* WHAT IS BEING ASKED *
Check each line of the data for "Write" and select those that have it.

* PROVIDED DATA *
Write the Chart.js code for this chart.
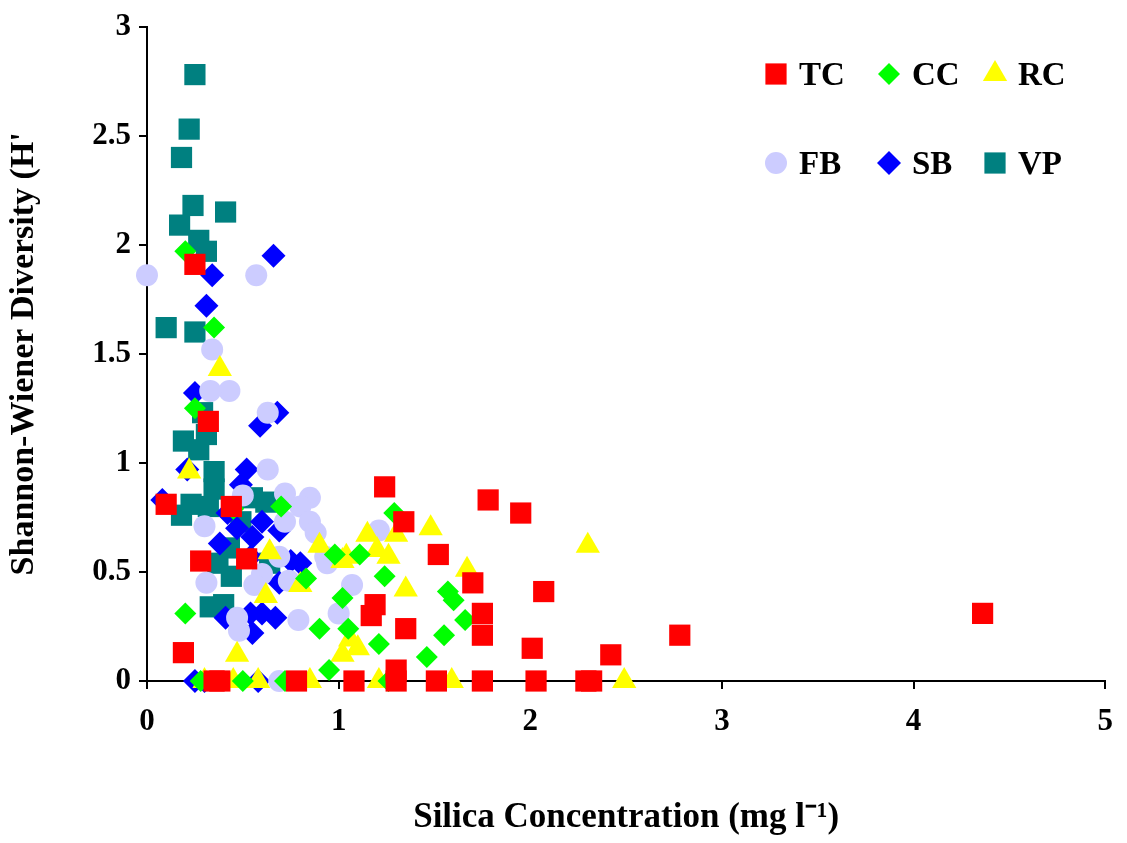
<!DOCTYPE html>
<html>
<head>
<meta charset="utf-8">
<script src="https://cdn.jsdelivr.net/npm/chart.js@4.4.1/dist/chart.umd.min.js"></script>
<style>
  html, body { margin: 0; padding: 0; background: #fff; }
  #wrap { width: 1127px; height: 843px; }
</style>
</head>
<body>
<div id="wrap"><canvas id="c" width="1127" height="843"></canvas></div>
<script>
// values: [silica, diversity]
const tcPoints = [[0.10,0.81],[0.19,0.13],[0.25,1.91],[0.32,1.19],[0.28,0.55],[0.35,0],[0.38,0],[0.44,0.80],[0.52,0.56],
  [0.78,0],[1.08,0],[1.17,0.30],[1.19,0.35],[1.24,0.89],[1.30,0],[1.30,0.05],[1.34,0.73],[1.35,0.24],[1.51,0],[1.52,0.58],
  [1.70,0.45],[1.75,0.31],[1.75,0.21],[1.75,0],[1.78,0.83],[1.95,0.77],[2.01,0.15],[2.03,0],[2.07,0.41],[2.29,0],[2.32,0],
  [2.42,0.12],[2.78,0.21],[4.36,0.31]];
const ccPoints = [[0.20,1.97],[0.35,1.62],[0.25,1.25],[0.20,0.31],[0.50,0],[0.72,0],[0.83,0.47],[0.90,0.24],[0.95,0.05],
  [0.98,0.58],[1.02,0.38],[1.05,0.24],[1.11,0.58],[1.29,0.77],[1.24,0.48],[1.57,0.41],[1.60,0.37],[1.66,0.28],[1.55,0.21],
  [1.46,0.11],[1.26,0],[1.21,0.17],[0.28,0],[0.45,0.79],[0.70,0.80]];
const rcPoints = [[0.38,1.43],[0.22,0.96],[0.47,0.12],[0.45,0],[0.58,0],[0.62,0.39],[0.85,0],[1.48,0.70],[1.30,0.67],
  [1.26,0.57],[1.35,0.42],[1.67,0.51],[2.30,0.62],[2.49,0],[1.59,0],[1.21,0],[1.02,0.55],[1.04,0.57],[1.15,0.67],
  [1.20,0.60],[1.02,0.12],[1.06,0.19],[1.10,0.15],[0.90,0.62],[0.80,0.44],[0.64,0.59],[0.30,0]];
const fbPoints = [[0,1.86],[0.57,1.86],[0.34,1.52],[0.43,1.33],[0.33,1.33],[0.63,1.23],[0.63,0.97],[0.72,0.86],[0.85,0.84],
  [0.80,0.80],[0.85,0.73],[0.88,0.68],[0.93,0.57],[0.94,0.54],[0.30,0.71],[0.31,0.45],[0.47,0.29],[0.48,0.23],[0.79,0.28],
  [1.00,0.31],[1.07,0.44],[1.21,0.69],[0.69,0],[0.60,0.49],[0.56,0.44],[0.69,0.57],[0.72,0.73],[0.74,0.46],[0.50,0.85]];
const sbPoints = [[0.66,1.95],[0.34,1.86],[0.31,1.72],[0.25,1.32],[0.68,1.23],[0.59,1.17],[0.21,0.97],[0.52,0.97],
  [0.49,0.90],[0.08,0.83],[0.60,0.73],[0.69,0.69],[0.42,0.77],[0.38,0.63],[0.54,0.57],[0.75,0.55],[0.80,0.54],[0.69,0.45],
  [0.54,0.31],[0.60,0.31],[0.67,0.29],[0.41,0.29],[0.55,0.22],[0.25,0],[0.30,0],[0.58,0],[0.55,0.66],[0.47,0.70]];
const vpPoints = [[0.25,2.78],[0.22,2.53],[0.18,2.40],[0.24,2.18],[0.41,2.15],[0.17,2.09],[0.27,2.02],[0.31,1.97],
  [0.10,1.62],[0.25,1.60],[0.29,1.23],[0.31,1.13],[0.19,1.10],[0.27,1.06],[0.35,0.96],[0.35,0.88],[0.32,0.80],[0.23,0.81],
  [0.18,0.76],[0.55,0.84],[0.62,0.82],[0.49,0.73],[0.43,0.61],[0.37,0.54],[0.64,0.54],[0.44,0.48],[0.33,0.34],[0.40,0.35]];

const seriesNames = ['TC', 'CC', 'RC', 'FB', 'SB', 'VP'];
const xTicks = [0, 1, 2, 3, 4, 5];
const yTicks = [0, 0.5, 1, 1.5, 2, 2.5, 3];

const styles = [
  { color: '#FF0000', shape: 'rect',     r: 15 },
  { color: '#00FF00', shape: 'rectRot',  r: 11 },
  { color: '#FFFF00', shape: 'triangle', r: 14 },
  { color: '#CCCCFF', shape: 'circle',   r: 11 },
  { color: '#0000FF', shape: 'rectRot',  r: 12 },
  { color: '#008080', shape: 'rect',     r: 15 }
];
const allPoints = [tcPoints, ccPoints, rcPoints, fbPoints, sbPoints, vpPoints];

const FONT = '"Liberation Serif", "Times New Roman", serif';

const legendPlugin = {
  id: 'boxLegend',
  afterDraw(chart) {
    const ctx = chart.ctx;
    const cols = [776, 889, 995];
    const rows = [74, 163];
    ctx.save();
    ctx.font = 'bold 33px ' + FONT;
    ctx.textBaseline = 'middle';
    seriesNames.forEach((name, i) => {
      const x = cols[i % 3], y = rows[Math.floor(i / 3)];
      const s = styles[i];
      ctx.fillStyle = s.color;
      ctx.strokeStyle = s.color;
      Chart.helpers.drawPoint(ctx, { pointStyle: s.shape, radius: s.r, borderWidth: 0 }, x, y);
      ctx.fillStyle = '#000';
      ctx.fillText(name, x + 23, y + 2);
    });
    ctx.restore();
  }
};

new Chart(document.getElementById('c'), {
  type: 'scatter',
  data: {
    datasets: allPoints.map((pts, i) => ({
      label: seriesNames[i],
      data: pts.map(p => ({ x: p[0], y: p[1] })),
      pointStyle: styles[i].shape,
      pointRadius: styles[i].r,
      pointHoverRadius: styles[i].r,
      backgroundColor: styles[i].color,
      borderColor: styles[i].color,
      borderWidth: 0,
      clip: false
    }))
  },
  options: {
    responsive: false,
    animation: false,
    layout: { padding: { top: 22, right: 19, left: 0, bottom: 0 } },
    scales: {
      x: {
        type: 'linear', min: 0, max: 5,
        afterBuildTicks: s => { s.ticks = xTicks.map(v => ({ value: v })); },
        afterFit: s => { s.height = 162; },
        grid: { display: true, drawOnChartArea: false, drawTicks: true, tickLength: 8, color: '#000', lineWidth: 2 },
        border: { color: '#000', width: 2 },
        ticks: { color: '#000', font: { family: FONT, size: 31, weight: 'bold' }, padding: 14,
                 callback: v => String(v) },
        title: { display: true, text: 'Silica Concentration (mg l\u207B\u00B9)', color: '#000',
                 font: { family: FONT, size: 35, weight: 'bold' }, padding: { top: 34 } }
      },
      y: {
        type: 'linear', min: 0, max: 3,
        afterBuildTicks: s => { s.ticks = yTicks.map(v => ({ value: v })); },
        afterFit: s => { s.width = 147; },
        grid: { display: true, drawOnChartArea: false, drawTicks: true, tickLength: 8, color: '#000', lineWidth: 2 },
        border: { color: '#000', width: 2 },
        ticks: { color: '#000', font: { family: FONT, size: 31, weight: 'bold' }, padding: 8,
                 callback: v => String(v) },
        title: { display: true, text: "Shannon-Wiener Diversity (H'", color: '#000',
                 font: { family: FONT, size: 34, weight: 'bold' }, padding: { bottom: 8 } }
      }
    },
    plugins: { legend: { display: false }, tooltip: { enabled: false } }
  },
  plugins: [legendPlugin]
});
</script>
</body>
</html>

...

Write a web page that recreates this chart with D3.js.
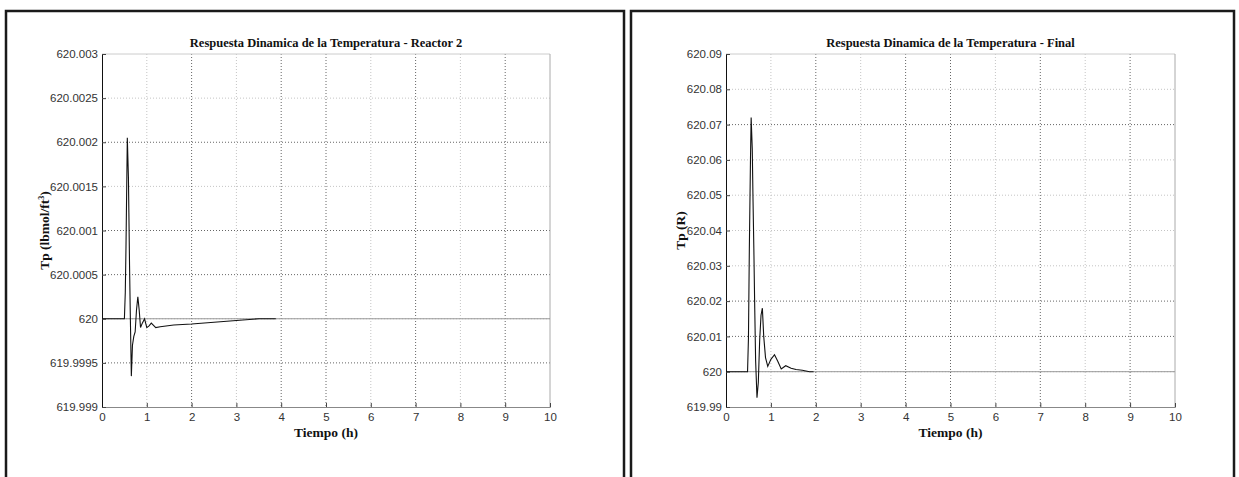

* ANSWER TO THE EXERCISE *
Write the Chart.js code for this chart.
Write a web page that recreates this chart with D3.js.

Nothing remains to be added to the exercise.